Время подвести итоги: смерть и самоубийство являются, согласно Достоевскому, нарушением миропорядка, который может сохраняться лишь тогда, когда человек и общество верят в Бога и крепко придерживаются этой веры в Бога и Христа. В противном случае он подвергается опасности устранения и замены на "мирской" порядок, который допускает в крайнем случае и смерть, и убийство, и самоубийство.

Ставрогин, который потерял веру в Бога и не может найти пути назад, возвращается из Швейцарии в Россию. В конце романа он висит как гражданин кантона Ури, по формулировке Достоевского, на своем шелковом шнурке под потолком (516).

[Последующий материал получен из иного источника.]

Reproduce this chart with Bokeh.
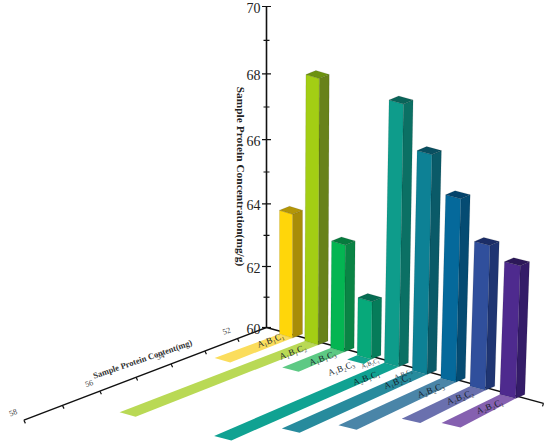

Для Достоевского заграница символично приравнивается к смерти. Ставрогин хотел обосноваться в Швейцарии и стал гражданином кантона Ури. Тем самым он был потерян для России, так как окончательно отверг русского Бога и, в универсуме Достоевского, был освящен смертью, которую сам же и инсценировал. Хотел ли автор тем самым окончательно отречься от своей «темной» стороны – к которой относится неверие и сомнение, незнание меры, стремление во всем дойти до крайней черты (все – признания автора) – одним «acte gratuit», волевым поступком независимого человека (все четыре персонажа, о которых здесь шла речь, ищут и находят смерть)? Мы вправе, как мне кажется, это предположить. В образах Кириллова, Стахова, Верховенского младшего, Ставрогина и Степана Трофимовича Верховенского манифестируется внутренняя сущность самого автора во всей своей противоречивости.